『動物界』に考える
フランス映画はSFやホラーが苦手である。恋愛や子供の世界や社会問題は得意だが、「リアル」を離れた表現はうまくいかない。従来はアクションもヘタだったが、最近はリュック・ベッソンなどの活躍でそうとも言えない。
トマ・カイエ監督の『動物界』の予告編を見た時、正直、見るかどうか迷った。しかしフランスで200万人が見て、セザール賞5部門受賞だし、各紙夕刊にも好意的な評が並んだので劇場に出かけた。
人間が動物に変異する病気が流行し、主人公の料理人フランソワの妻も入院中。
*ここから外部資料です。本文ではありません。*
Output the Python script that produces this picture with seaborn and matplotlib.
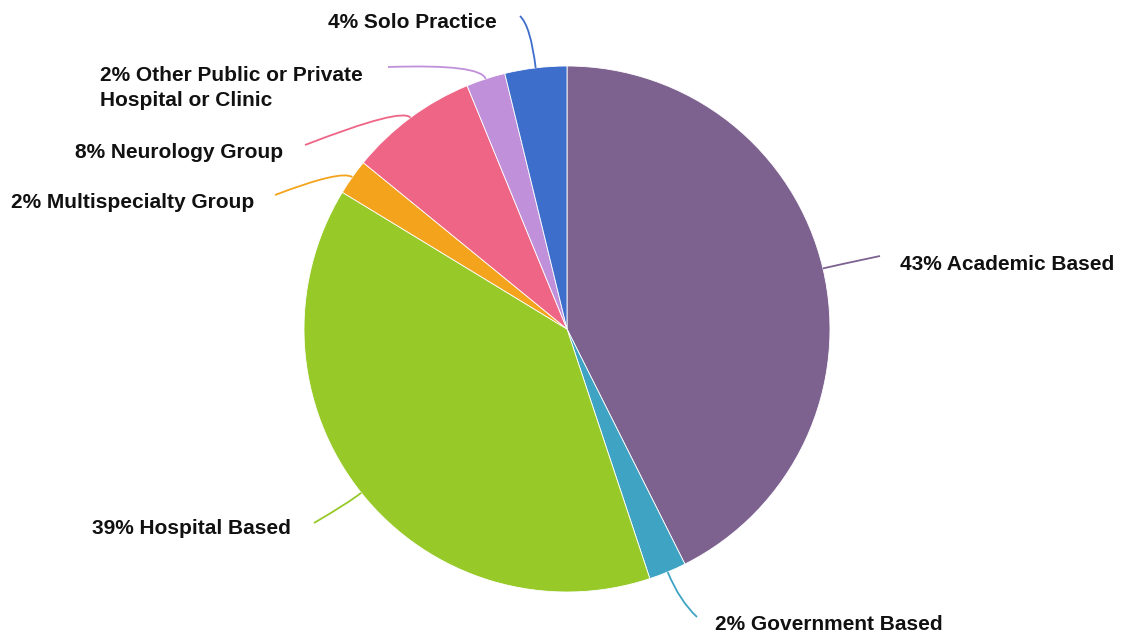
import matplotlib.pyplot as plt
import seaborn as sns
import numpy as np
from matplotlib.path import Path
from matplotlib.patches import PathPatch

# slice data, read clockwise from 12 o'clock
labels = ['Academic Based', 'Government Based', 'Hospital Based', 'Multispecialty Group',
          'Neurology Group', 'Other Public or Private\nHospital or Clinic', 'Solo Practice']
values = [42.6, 2.3, 38.8, 2.2, 7.9, 2.4, 3.8]
pct_text = ['43%', '2%', '39%', '2%', '8%', '2%', '4%']
colors = ['#7D6290', '#3FA4C3', '#97C928', '#F4A31D', '#EF6585', '#C090DA', '#3E6ECC']

W, H = 1126, 637
CX, CY, R = 567, 329, 263   # pie centre / radius in pixels from top-left

# label layout (pixels from top-left): text anchor, alignment, leader end, bend factor
text_pos = [(900, 265), (715, 625), (291, 529), (254, 202), (283, 152), (100, 88), (497, 22)]
text_ha = ['left', 'left', 'right', 'right', 'right', 'left', 'right']
line_end = [(880, 256), (697, 617), (314, 523), (275, 195), (305, 145), (388, 67), (520, 16)]
bend = [1.05, 1.12, 1.06, 1.05, 1.05, 1.06, 1.16]

sns.set_theme(style='white')
plt.rcParams['font.family'] = ['Liberation Sans', 'DejaVu Sans']

fig = plt.figure(figsize=(W / 100, H / 100), dpi=100)
ax = fig.add_axes([0, 0, 1, 1])

wedges, _ = ax.pie(values, colors=colors, startangle=90, counterclock=False,
                   center=(CX, H - CY), radius=R,
                   wedgeprops=dict(edgecolor='white', linewidth=0.6))
ax.set_xlim(0, W)
ax.set_ylim(0, H)
ax.set_aspect('equal')
ax.axis('off')

for i, w in enumerate(wedges):
    ang = np.deg2rad((w.theta1 + w.theta2) / 2)
    p0 = (CX + R * np.cos(ang), H - CY + R * np.sin(ang))
    pc = (CX + R * bend[i] * np.cos(ang), H - CY + R * bend[i] * np.sin(ang))
    ex, ey = line_end[i]
    path = Path([p0, pc, (ex, H - ey)], [Path.MOVETO, Path.CURVE3, Path.CURVE3])
    ax.add_patch(PathPatch(path, facecolor='none', edgecolor=colors[i], lw=1.3))
    tx, ty = text_pos[i]
    ax.text(tx, H - ty, f'{pct_text[i]} {labels[i]}', ha=text_ha[i], va='center',
            fontsize=15, fontweight='bold', color='#111111', linespacing=1.45)

fig.savefig('out.png', dpi=100)
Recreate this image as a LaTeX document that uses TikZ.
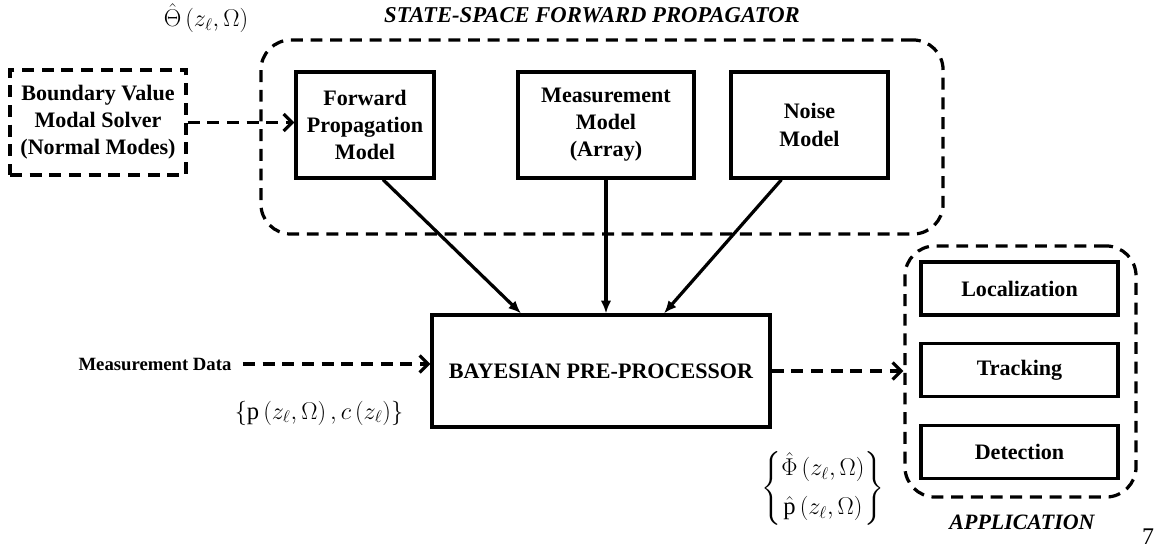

新しい施設が南仏にできると聞いて、息子のエミールと共に移住を決意し、レストランで働き始める。ところが移送中に妻を含む「病人」たちは脱出し、エミールにも動物の症状が現れる。
最初は渋滞で現れる鳥人間やスーパーで出てくるタコ人間などどうもピンと来ない。そのうえエミールの爪がおかしくなって剥そうとしたり、動物に噛まれて何針も縫ったりと見ていて痛々しい。エミールが仲良くなる鳥になる途上の男もどこか滑稽だ。
それでも背骨が浮き出て食べ物を手で食べるなど動物化していくエミールの描写はなかなかだし、そのことを知りながら好きになる女の子との関係も悪くない。あるいは最初はぎくしゃくしていた父親と息子が、息子の動物化をきっかけに少しづつ近づいて最後は仲良くなる感じが楽しい。
さらにエコロジーというか、銃を持って「病人」たちを狩る人々に対して深い森の中で生きる「病人」や獣たちの生き方を肯定する姿勢も気持ちよく、最後まで退屈せずに見ることができた。やはりフランス映画は、SFを作っても人間力と自然讃歌でもたせるのだと実感。
さらに最近のコロナ禍や移民問題なども感じさせて社会問題としての提起も十分だったから、セザール賞も納得か。アメリカ映画をたくさん見ている観客には、ホラーもアクションも物足りないかもしれない。